EXERCISE
The required output consists solely of the lines from the top of the listing through the line containing "var yTicks = [29, 31, 33, 35, 37, 39, 41];", transcribed exactly.

INFORMATION SHOWN
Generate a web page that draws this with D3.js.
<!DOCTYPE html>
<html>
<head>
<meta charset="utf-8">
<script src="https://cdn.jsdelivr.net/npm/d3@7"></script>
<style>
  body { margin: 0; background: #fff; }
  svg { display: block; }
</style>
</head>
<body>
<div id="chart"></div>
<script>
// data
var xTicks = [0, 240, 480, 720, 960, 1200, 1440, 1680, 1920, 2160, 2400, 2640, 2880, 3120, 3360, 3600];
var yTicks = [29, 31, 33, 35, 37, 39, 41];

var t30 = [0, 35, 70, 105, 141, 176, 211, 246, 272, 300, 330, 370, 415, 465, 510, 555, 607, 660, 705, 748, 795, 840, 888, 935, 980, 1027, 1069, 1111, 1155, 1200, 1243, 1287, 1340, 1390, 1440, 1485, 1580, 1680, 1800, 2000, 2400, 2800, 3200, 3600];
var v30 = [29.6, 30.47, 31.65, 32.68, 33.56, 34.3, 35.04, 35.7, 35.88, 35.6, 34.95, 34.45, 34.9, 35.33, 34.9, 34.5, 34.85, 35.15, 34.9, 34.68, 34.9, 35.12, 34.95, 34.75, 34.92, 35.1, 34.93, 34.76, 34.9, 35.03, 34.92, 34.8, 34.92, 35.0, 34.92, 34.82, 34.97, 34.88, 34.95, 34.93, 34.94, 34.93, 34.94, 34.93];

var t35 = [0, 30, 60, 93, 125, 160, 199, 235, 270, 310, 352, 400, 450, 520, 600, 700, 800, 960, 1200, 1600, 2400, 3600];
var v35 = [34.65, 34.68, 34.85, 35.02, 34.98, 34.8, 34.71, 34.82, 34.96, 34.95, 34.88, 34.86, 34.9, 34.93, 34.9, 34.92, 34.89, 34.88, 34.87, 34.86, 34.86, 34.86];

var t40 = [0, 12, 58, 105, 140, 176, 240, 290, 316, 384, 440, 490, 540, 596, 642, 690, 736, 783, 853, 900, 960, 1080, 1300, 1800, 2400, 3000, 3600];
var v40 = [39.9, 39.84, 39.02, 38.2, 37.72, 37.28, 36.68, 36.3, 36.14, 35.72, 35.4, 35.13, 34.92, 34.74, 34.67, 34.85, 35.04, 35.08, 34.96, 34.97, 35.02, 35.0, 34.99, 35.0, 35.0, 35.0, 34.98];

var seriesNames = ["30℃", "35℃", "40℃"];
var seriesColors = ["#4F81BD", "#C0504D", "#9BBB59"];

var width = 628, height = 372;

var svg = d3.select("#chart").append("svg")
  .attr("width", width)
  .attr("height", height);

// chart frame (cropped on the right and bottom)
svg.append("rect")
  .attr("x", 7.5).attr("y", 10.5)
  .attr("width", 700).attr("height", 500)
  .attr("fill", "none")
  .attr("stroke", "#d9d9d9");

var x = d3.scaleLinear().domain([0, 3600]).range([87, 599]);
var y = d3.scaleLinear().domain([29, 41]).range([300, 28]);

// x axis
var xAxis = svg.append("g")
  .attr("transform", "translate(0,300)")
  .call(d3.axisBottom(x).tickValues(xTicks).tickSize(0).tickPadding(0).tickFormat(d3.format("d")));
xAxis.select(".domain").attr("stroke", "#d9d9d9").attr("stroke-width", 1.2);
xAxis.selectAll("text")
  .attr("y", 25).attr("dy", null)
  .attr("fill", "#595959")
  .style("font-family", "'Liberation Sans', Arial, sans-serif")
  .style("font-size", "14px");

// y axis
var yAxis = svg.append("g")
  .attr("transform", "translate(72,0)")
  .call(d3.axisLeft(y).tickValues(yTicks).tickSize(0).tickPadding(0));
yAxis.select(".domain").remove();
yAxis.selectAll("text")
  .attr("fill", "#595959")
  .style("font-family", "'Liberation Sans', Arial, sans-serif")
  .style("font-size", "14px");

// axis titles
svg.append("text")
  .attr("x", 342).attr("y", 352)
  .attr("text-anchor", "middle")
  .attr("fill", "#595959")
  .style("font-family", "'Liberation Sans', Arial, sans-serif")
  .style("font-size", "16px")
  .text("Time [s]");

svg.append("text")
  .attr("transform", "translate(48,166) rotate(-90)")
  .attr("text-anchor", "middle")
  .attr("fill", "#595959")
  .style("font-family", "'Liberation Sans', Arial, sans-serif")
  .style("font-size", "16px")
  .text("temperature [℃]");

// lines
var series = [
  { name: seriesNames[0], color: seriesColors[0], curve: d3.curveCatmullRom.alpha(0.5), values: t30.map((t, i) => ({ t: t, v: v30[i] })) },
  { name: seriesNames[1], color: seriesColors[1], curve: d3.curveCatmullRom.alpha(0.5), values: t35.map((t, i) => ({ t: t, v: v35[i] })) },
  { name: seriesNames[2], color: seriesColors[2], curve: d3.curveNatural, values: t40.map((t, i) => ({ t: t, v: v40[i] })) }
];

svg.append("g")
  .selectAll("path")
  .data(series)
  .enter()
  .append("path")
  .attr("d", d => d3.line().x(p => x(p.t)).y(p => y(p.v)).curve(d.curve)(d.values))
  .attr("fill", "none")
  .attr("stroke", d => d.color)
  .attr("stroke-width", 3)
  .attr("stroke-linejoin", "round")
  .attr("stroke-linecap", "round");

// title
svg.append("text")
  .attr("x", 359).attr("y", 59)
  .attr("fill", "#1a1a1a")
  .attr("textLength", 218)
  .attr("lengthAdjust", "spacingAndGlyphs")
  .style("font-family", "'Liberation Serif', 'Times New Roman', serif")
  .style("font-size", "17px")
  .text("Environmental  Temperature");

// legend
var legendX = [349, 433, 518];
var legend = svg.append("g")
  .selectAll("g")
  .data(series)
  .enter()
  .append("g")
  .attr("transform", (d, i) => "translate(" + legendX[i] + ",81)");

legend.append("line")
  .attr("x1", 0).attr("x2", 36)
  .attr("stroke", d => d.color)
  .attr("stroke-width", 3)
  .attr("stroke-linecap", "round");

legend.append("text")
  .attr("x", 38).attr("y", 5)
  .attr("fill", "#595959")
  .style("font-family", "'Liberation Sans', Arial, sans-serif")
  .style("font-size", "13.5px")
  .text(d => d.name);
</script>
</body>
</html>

REPLY
Generate a web page that draws this with D3.js.
<!DOCTYPE html>
<html>
<head>
<meta charset="utf-8">
<script src="https://cdn.jsdelivr.net/npm/d3@7"></script>
<style>
  body { margin: 0; background: #fff; }
  svg { display: block; }
</style>
</head>
<body>
<div id="chart"></div>
<script>
// data
var xTicks = [0, 240, 480, 720, 960, 1200, 1440, 1680, 1920, 2160, 2400, 2640, 2880, 3120, 3360, 3600];
var yTicks = [29, 31, 33, 35, 37, 39, 41];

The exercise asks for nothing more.